The Gulf countries, along with Jordan, are riding high in the table of international locations offering favourable conditions for business and trade. 

Booming GCC logistics sector continues to pile pressure on region’s ports as trade demand outpaces infrastructure development; multi-billion dollar port expansion programmes and new GCC rail network to transform maritime landscape but current bottlenecks to be addressed at high-level Seatrade Middle East Maritime conference.

The tightrope between booming trade demand and current overall port capacity in the region, as witnessed by growth of 15.4 per cent since 2013, will headline a panel discussion at the Seatrade Middle East Maritime conference, held under the patronage of Shaikh Hamdan bin Mohammed bin Rashid Al Maktoum, Crown Prince of Dubai.

Multi-billion dollar investment into the region’s ports and plans for GCC-wide multimodal transportation systems are well underway, however the immediate challenge of logistics management is occupying the minds of port owners and operators across the Middle East as trade demand outpaces physical expansion.

According to the Agility Logistics Emerging Markets Index 2014, the Gulf countries, along with Jordan, are riding high in the table of international locations offering favourable conditions for business and trade. In this year’s index, Saudi Arabia climbed one place to third spot, with the UAE at number six followed by Qatar, Oman, Kuwait and Bahrain at 12, 13, 18 and 22 respectively.
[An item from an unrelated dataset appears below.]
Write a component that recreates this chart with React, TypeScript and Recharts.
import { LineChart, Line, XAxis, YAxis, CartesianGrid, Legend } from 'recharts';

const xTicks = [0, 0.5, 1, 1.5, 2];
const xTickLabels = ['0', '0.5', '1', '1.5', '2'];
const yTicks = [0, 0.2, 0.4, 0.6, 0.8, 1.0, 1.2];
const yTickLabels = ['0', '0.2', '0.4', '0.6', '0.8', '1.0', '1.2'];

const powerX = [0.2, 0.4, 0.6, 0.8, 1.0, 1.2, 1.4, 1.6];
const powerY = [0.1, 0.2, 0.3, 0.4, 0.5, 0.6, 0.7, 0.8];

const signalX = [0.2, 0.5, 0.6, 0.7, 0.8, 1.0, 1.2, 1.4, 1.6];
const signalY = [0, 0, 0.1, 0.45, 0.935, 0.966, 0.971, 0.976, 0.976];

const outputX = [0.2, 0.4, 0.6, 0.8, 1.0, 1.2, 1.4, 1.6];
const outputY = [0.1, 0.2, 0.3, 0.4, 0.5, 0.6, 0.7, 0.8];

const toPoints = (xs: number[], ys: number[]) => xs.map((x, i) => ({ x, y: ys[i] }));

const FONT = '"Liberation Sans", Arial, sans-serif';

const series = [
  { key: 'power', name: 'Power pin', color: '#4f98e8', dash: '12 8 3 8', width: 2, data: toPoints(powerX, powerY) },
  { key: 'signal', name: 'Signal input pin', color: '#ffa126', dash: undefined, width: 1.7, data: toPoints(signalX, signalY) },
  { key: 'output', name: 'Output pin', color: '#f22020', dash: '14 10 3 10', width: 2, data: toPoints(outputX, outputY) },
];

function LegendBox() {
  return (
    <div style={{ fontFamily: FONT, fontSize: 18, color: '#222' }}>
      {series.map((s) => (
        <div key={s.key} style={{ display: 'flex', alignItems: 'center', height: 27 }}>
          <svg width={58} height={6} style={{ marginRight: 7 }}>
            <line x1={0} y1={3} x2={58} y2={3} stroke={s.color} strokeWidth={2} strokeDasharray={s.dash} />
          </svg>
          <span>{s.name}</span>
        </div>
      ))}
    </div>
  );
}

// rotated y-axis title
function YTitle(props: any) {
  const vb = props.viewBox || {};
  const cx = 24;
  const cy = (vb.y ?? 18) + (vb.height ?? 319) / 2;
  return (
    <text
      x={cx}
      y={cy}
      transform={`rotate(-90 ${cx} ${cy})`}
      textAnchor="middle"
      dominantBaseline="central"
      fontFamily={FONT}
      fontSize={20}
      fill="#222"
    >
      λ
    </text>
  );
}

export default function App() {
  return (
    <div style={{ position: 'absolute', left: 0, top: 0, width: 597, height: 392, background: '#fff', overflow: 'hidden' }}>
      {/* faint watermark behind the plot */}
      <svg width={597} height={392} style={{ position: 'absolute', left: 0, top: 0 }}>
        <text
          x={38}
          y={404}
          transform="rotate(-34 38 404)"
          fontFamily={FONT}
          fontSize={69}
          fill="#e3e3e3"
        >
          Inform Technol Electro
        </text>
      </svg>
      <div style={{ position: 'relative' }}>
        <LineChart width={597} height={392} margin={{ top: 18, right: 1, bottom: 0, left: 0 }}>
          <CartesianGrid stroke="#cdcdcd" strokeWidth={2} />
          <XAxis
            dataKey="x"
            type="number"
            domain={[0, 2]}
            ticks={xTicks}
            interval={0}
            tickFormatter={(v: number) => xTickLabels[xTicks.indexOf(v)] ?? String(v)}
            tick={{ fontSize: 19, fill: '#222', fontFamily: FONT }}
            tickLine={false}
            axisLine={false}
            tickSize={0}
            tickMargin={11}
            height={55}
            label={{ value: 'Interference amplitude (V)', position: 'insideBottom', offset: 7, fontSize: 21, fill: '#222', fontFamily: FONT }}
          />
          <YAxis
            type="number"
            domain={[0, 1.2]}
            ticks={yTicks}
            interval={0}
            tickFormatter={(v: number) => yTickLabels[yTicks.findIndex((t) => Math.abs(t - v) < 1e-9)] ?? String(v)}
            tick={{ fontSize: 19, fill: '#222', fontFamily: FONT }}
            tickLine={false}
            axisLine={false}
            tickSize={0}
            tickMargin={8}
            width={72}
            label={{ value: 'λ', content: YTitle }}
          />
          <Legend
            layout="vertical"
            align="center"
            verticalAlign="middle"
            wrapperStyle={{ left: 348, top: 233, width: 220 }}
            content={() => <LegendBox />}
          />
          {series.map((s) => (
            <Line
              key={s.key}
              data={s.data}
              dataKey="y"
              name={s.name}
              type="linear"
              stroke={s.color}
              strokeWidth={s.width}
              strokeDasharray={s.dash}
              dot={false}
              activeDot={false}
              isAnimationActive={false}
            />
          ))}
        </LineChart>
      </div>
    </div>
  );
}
This has been achieved as a result of ongoing committed infrastructure spend, with the index also noting that Qatar and Oman, joined by Chile, make up an ‘elite’ group as small economies that are outperforming both their peers and larger emerging economies based on the strength of their accessibility, vibrant service sectors and world-class transportation infrastructure.
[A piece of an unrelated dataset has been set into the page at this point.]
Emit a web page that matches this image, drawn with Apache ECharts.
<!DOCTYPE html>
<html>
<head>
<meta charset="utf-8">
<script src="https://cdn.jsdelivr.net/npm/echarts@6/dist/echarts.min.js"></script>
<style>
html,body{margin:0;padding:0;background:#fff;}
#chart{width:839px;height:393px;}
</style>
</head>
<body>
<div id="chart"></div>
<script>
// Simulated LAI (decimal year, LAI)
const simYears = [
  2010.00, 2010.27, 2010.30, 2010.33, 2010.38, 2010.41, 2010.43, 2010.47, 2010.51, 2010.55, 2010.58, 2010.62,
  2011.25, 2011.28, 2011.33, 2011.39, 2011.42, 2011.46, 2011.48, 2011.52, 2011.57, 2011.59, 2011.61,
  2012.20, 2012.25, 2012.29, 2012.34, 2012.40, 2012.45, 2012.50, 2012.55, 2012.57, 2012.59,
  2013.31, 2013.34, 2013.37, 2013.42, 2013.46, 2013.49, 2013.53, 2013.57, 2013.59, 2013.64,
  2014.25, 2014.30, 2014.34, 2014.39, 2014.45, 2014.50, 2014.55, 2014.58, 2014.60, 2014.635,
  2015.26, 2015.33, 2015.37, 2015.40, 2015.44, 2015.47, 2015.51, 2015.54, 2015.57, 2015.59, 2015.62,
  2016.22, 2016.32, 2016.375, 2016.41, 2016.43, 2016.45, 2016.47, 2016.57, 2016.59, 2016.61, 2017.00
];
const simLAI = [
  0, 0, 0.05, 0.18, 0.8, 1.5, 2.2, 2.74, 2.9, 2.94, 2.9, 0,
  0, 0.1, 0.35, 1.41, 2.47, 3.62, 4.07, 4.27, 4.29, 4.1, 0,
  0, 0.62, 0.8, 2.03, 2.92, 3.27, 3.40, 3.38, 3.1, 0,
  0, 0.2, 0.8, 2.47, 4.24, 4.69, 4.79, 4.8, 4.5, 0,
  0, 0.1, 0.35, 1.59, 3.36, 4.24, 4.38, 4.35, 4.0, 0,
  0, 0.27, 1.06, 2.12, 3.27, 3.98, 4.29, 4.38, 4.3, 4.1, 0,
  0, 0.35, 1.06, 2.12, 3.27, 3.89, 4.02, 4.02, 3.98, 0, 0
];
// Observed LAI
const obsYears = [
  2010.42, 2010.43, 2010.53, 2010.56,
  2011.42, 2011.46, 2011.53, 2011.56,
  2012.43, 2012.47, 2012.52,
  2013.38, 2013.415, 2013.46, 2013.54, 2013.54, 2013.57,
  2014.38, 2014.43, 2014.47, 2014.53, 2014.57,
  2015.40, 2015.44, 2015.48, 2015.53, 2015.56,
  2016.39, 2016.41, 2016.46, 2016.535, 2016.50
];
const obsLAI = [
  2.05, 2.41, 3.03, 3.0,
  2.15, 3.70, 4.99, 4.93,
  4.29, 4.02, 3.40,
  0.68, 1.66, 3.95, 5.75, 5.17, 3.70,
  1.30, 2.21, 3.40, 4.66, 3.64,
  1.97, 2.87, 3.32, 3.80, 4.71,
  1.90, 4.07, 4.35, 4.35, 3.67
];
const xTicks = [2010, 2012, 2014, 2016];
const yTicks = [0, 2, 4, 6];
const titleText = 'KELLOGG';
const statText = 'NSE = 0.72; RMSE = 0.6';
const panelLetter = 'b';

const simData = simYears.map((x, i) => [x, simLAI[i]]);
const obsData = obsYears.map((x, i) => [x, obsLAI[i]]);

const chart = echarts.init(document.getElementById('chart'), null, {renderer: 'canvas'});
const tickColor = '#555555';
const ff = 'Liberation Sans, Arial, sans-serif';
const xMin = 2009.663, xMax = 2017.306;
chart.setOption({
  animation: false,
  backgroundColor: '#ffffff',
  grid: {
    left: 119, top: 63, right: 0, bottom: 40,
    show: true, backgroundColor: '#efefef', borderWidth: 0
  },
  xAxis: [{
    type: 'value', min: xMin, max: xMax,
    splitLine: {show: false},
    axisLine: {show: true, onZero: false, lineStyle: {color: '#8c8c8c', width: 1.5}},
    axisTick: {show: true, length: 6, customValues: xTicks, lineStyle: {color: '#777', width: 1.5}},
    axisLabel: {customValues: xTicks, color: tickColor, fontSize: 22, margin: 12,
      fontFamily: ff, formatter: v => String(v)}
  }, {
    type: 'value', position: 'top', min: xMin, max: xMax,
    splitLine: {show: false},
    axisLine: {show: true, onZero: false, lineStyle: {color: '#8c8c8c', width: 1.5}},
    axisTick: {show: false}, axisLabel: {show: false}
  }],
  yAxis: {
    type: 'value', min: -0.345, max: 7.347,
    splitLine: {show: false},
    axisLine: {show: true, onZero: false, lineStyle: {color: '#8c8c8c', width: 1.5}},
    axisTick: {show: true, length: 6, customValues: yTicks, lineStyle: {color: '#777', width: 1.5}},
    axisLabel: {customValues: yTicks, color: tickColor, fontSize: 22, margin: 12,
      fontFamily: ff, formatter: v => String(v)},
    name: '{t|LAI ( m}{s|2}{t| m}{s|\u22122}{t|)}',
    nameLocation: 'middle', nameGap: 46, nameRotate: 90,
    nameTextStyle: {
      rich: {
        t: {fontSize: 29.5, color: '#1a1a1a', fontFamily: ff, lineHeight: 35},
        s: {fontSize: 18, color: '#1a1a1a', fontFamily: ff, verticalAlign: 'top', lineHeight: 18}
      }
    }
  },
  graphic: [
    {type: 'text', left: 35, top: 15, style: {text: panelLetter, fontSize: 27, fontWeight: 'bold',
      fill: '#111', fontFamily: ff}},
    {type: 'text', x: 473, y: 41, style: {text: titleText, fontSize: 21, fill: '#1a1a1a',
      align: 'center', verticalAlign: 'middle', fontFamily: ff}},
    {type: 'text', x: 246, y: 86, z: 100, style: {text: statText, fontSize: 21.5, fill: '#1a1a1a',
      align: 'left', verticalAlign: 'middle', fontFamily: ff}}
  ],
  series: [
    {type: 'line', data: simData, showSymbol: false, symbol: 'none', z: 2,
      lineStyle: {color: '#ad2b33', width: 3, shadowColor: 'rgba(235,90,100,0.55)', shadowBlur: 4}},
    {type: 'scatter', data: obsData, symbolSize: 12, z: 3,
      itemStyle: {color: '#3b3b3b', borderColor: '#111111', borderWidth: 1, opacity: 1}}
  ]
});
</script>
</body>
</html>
“The GCC has at least 35 major ports and is pursuing an ambitious expansion strategy as the logistics sector, and burgeoning non-oil trade, continue their growth trajectory to further position the region, and its key ports, as a global hub for trade between Europe, Africa and Asia,” said Chris Hayman, chairman of Seatrade, organiser of Seatrade Middle East Maritime, which is participating in the Dubai Maritime Week, hosted by Dubai Maritime City Authority, or DMCA, which takes place in Dubai from 28 to 30 October.

In 2013, the UAE’s non-oil trade grew by five per cent to $435 billion with the Federal Customs Authority (FCA) reporting total trade exports registering around $50 billion in 2013 with re-exports growing by 11 per cent to touch $121 billion.

“Petrochemicals aside, the region is seeing huge movement in gold, automotive, precious gems, telecommunications hardware, crude aluminium, copper products, iron scrap and a wide array of items both for import and export, and so its ports play a pivotal role in global trade movement,” said Hayman.